Work to complete: Below, locate the line that contains "Give me the". Repeat exactly from that line to the line that contains "prob_a = [0.0, 1.0]", inclusive, leaving out the pictures.

** BEGIN Material shown **

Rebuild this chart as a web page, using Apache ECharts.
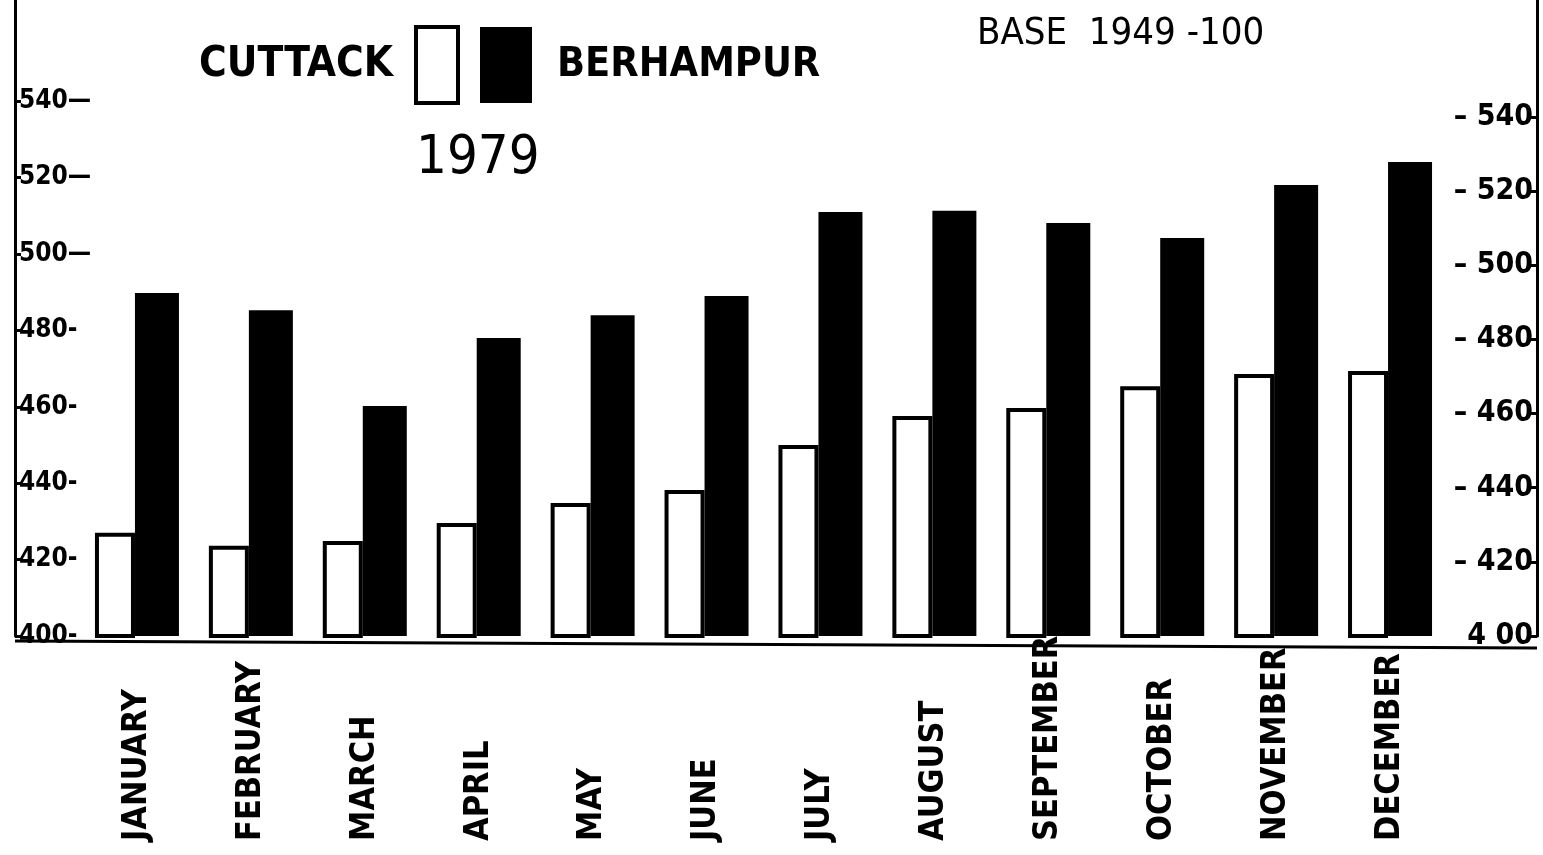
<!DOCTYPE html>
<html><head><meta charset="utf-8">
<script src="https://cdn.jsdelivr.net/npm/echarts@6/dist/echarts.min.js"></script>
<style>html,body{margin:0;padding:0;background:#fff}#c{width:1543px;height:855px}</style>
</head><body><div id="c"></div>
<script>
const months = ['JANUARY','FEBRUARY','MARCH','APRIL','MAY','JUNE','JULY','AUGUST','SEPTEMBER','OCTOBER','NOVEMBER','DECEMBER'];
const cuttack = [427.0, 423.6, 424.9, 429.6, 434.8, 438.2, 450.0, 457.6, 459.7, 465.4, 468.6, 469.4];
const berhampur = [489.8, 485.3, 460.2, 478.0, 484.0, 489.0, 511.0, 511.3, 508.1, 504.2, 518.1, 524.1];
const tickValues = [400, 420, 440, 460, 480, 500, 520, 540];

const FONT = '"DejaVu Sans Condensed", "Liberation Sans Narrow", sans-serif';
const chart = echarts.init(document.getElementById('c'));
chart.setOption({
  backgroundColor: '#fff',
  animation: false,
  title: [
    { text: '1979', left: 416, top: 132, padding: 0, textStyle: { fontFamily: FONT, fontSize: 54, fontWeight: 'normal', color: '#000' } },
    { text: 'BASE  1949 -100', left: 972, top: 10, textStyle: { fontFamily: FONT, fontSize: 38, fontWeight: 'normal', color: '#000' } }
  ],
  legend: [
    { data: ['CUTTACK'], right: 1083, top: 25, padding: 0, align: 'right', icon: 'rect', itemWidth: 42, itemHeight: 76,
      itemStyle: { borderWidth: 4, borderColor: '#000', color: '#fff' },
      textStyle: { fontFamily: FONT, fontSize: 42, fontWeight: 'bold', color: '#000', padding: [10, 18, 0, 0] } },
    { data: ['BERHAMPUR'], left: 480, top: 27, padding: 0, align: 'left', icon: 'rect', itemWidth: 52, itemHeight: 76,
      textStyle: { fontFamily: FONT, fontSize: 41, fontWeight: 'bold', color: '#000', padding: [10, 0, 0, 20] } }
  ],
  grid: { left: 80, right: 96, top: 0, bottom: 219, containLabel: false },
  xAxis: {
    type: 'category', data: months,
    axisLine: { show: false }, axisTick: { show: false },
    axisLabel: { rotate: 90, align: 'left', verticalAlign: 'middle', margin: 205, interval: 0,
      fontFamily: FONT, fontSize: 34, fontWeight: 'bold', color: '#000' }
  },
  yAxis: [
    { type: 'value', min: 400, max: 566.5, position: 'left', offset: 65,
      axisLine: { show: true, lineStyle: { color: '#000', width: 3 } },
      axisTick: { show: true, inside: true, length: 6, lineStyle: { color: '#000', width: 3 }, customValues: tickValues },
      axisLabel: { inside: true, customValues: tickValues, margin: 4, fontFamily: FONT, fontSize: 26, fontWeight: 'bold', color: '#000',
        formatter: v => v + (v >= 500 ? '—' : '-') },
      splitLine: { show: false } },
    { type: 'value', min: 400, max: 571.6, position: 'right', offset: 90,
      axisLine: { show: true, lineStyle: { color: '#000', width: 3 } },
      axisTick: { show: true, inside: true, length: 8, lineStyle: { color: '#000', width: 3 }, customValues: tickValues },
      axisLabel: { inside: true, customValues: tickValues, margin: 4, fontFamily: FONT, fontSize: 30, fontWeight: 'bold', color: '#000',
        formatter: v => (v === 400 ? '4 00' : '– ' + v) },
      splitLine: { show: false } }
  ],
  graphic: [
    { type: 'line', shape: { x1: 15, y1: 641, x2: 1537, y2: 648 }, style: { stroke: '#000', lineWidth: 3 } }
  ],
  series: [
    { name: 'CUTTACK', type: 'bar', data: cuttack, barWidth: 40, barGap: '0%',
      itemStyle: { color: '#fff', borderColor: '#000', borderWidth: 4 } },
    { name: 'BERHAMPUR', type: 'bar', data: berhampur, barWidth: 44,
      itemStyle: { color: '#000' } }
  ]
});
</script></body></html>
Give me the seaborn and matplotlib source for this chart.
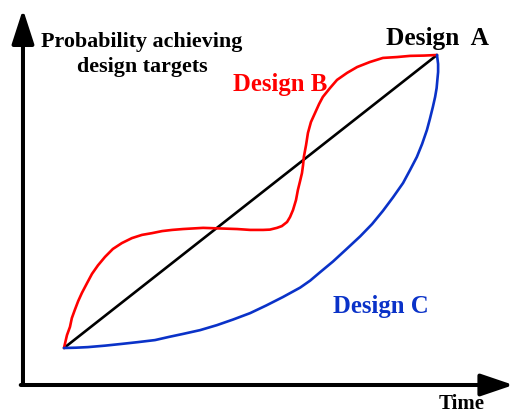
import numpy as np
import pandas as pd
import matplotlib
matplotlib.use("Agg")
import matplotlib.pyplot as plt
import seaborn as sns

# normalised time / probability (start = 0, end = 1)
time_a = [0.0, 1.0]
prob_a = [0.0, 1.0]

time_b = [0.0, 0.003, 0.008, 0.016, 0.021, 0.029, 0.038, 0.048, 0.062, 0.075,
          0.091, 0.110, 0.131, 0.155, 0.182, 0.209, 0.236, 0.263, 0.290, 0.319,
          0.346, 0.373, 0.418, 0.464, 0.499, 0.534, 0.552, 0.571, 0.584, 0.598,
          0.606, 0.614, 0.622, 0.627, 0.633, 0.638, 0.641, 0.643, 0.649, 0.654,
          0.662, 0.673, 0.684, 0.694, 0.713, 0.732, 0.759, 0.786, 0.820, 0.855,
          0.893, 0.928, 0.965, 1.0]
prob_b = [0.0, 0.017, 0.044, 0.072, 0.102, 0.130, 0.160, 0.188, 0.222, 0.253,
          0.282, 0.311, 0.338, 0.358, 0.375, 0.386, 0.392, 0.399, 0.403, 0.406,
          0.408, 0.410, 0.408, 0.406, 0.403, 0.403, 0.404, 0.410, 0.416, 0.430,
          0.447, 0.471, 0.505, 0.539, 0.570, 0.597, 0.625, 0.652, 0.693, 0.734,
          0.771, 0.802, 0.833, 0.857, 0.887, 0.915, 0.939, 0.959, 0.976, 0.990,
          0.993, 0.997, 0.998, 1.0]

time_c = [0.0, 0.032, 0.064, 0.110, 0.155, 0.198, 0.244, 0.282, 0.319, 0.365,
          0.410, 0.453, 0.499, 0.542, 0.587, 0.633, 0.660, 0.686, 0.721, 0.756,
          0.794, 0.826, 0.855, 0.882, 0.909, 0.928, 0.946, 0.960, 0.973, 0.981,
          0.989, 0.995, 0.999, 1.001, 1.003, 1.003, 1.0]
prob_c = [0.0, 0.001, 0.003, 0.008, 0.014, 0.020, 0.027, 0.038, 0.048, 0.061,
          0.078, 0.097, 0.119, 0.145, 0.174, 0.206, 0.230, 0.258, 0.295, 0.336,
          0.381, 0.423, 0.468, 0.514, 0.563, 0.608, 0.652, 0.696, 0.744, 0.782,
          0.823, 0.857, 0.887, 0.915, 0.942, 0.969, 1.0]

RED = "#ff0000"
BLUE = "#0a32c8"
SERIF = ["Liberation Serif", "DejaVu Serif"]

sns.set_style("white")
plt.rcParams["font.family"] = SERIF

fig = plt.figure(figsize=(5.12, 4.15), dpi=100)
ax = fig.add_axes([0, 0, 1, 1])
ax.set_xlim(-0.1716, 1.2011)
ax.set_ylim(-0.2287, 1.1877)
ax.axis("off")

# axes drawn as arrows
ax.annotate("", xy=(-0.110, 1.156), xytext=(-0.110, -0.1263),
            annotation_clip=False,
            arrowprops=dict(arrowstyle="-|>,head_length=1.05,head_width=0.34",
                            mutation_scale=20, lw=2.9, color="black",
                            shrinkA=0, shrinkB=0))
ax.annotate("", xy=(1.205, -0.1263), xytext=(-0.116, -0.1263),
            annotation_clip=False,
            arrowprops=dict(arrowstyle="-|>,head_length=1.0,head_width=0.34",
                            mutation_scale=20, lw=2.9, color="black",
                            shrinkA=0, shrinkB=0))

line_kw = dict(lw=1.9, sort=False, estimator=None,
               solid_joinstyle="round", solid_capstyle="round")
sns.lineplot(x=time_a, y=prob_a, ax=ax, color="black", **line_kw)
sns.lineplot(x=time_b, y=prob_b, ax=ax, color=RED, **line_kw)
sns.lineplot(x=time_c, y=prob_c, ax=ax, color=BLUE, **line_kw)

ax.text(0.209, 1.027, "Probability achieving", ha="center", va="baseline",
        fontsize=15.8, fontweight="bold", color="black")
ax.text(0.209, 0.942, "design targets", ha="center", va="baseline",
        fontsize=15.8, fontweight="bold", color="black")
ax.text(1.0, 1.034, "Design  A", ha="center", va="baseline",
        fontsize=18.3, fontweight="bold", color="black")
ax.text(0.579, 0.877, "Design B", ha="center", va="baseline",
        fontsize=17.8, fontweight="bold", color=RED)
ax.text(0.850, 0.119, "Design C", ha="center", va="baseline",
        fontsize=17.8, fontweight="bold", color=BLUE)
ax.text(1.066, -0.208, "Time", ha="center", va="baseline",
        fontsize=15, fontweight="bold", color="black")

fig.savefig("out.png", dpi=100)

** END Material shown **

Reply to the task:
Give me the seaborn and matplotlib source for this chart.
import numpy as np
import pandas as pd
import matplotlib
matplotlib.use("Agg")
import matplotlib.pyplot as plt
import seaborn as sns

# normalised time / probability (start = 0, end = 1)
time_a = [0.0, 1.0]
prob_a = [0.0, 1.0]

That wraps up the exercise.